Pour la première fois, cette exposition s'attache  à recontextualiser cette collection en donnant la parole à des chercheurs africains.

TV5Monde : Comment est née de l’idée de cette exposition « Contre-enquêtes » ?

Mame Maguette Sène Thiaw : L’idée vient du musée du Quai Branly, qui l’a partagée avec les pays que la mission Dakar-Djibouti a traversé. La première rencontre a eu lieu à Dakar en septembre 2021.

TV5Monde : Pourquoi est-il important de revisiter le passage de cette mission en Afrique ?

Mame Maguette Sène Thiaw : Il est essentiel de revisiter de la mission en Afrique pour plusieurs raisons, parmi lesquelles proposer un point de vue africain par rapport à la démarche de la mission, mais aussi par rapport aux objets aussi, et faire la relation entre le passé et le présent.

TV5Monde : Comment l’exposition a-t-elle été conçue ?

Mame Maguette Sène Thiaw : Le commissariat est composé de chercheurs et d’intellectuels français et africains. Nous avons échangé sur les concepts, les angles à adopter, et même sur les termes à utiliser pour aborder ces sujets sensibles.

Elle permet de montrer la mission est passée en Afrique entre 1931-1933, mais maintenant, ce sont les Africains eux-mêmes qui reprennent le fil de cette histoire.

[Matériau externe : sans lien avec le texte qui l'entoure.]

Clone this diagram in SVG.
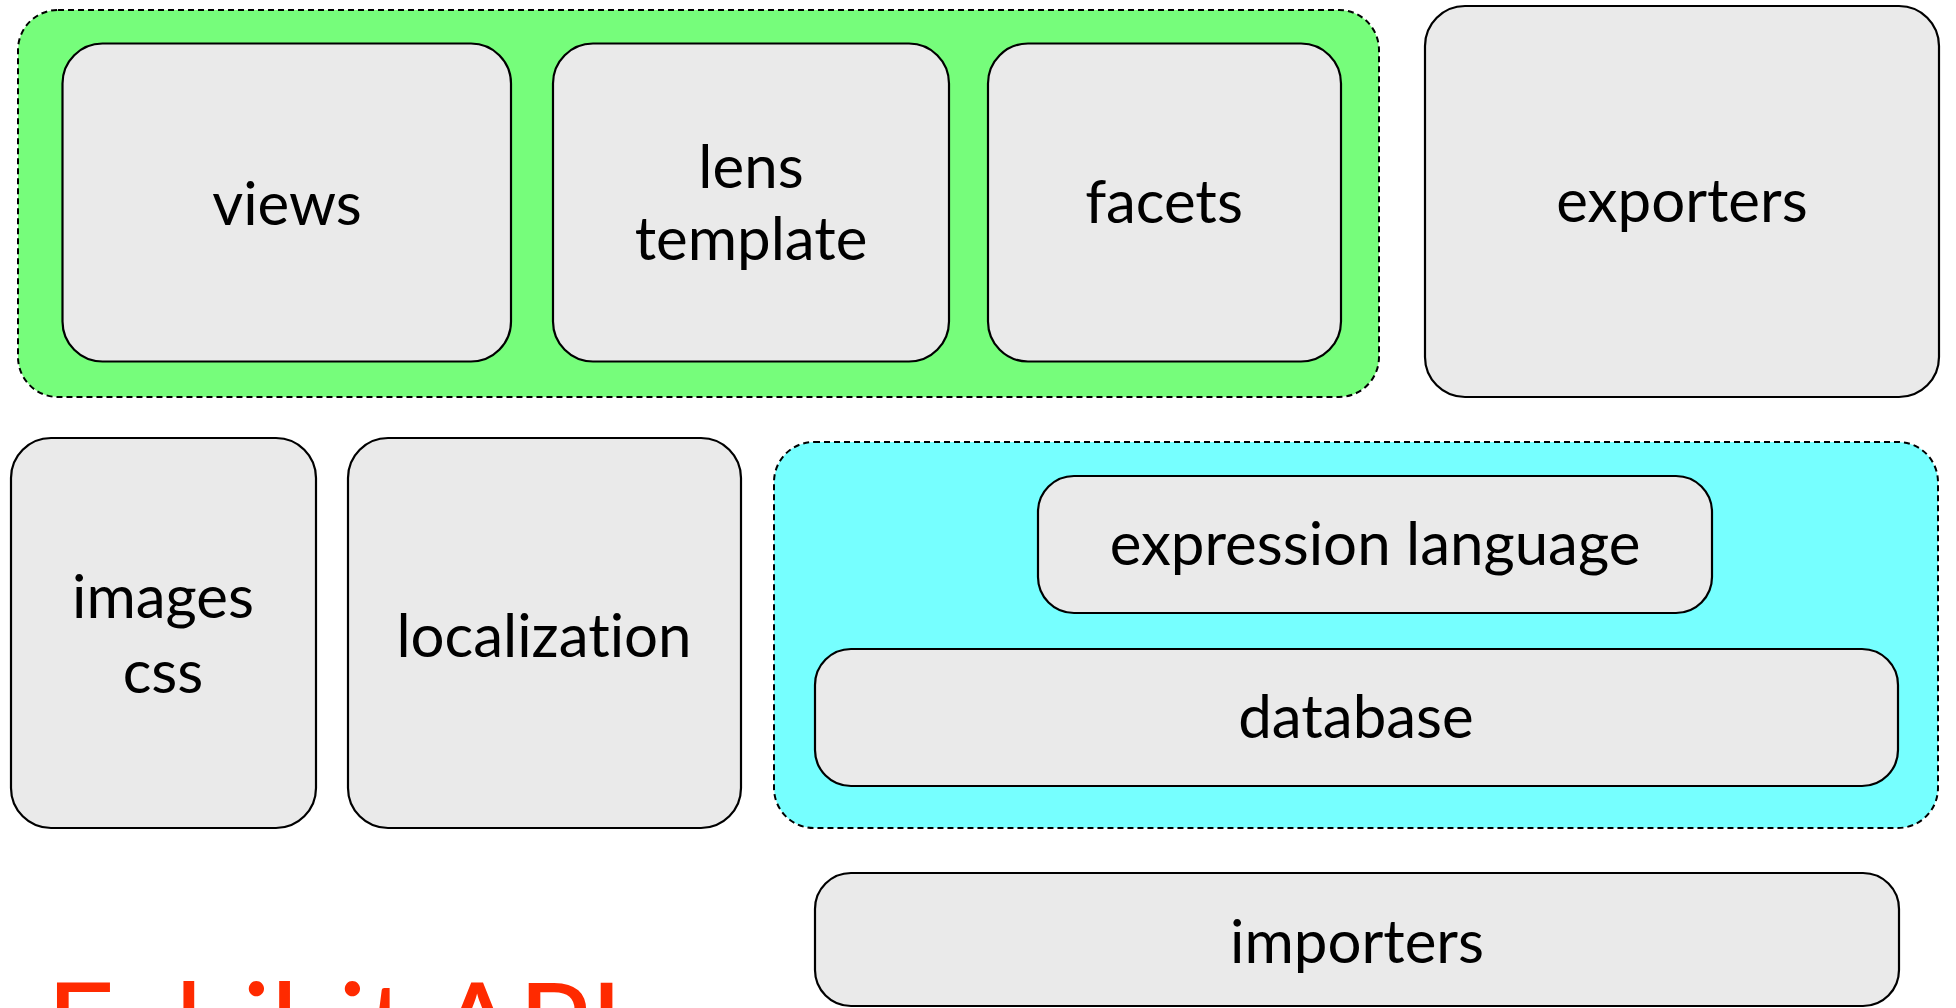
<svg xmlns="http://www.w3.org/2000/svg" width="1956" height="1008" viewBox="0 0 1956 1008">
<style>
.node{fill:#eaeaea;stroke:#000;stroke-width:2.2}
.grp{stroke:#000;stroke-width:2;stroke-dasharray:6 4}
.lbl{font-family:Lato,"Open Sans","Liberation Sans",sans-serif;font-size:60px;fill:#000;text-anchor:middle;font-variant-ligatures:none}
.title{font-family:Lato,"Liberation Sans",sans-serif;font-size:120px;fill:#ff2a00;font-variant-ligatures:none}
</style>
<rect width="1956" height="1008" fill="#fff"/>
<g id="ui-group"><rect class="grp" x="18" y="10" width="1361" height="387" rx="40" fill="#76fd7b"/></g>
<g id="data-group"><rect class="grp" x="774" y="442" width="1164" height="386" rx="40" fill="#76ffff"/></g>
<g id="views"><rect class="node" x="62.5" y="43.5" width="448.5" height="318" rx="40"/><text class="lbl" x="287" y="225">views</text></g>
<g id="lens-template"><rect class="node" x="553" y="43.5" width="396" height="318" rx="40"/><text class="lbl" x="751" y="188">lens</text><text class="lbl" x="751" y="260">template</text></g>
<g id="facets"><rect class="node" x="988" y="43.5" width="353" height="318" rx="40"/><text class="lbl" x="1164" y="223">facets</text></g>
<g id="exporters"><rect class="node" x="1425" y="6" width="514" height="391" rx="40"/><text class="lbl" x="1682" y="222">exporters</text></g>
<g id="images-css"><rect class="node" x="11" y="438" width="305" height="390" rx="40"/><text class="lbl" x="163" y="618">images</text><text class="lbl" x="163" y="693">css</text></g>
<g id="localization"><rect class="node" x="348" y="438" width="393" height="390" rx="40"/><text class="lbl" x="544" y="657">localization</text></g>
<g id="expression-language"><rect class="node" x="1038" y="476" width="674" height="137" rx="36"/><text class="lbl" x="1375" y="565">expression language</text></g>
<g id="database"><rect class="node" x="815" y="649" width="1083" height="137" rx="36"/><text class="lbl" x="1356" y="738">database</text></g>
<g id="importers"><rect class="node" x="815" y="873" width="1084" height="133" rx="36"/><text class="lbl" x="1357" y="963">importers</text></g>
<g id="connectors"></g>
<text class="title" x="46" y="1069">Exhibit API</text>
</svg>
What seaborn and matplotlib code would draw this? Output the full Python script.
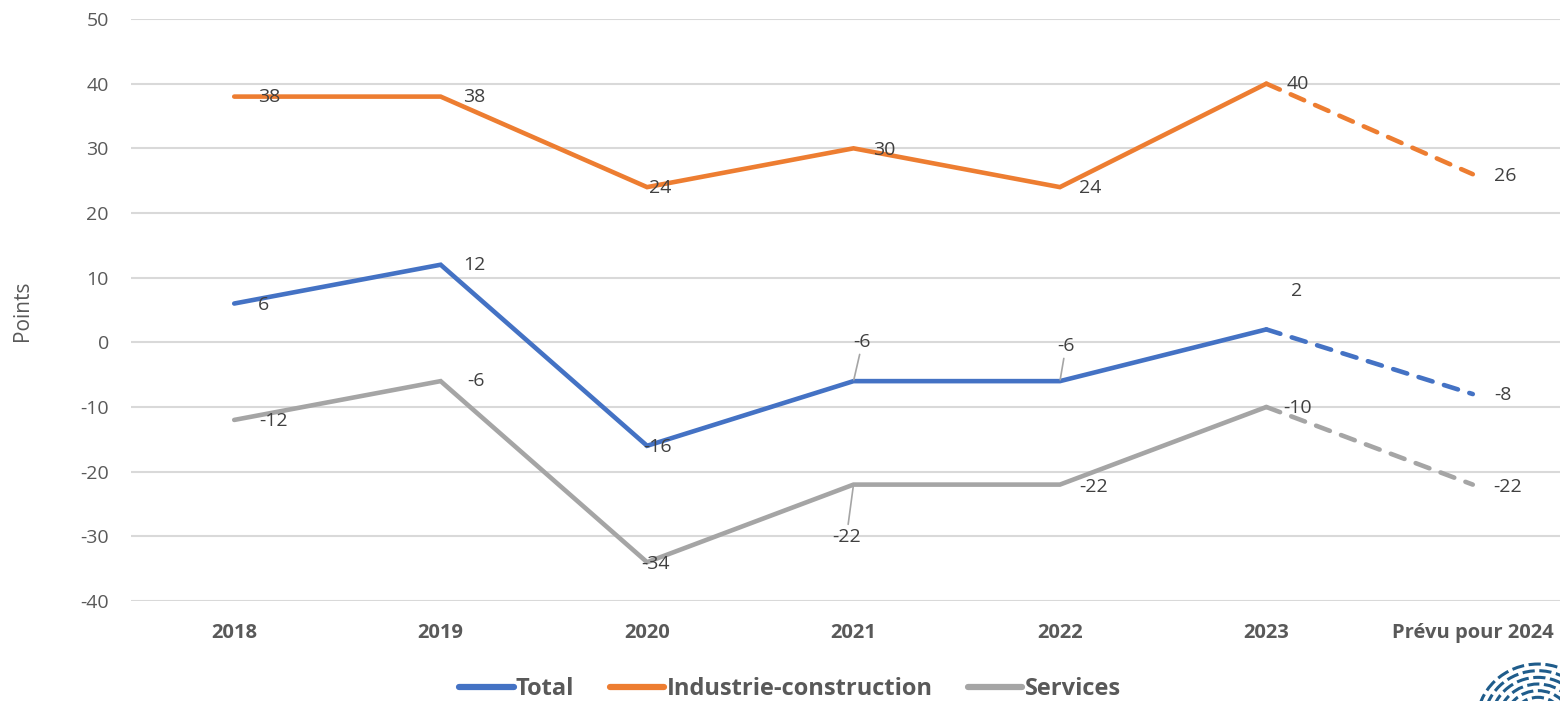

TV5Monde : Quelle est la place de la « Contre-enquête » dans ce projet ?

Mame Maguette Sène Thiaw : À mon avis, la contre-enquête signifie la diversité, la pluralité des avis, mais aussi des points de vue. L’angle de contre-enquête a été vraiment très importante dans ce projet-là. Elle permet de montrer la mission est passée en Afrique entre 1931-1933, mais maintenant, ce sont les Africains eux-mêmes qui reprennent le fil de cette histoire. Ils sont partis sur le terrain, sur les traces de la mission et ont essayé de se faire leur propre point de vue.

TV5Monde : Quels sont les objectifs à long terme ?

Mame Maguette Sène Thiaw : Assumer le passé colonial est un processus long. Donc, nous sommes en train de mettre en place des collaborations et aussi des partenariats. Donc, cette exposition a été un test. Donc, on attend de voir ce que l’avenir nous réserve entre les institutions culturelles françaises et africaines.

TV5Monde : Quelle est votre partie préférée de l’exposition ? 

Mame Maguette Sène Thiaw : Dans l’exposition, toutes les parties se valent, en fait. Toutes les parties sont importantes et toutes les parties racontent une histoire. Donc, à mon avis elles se valent toutes en fait.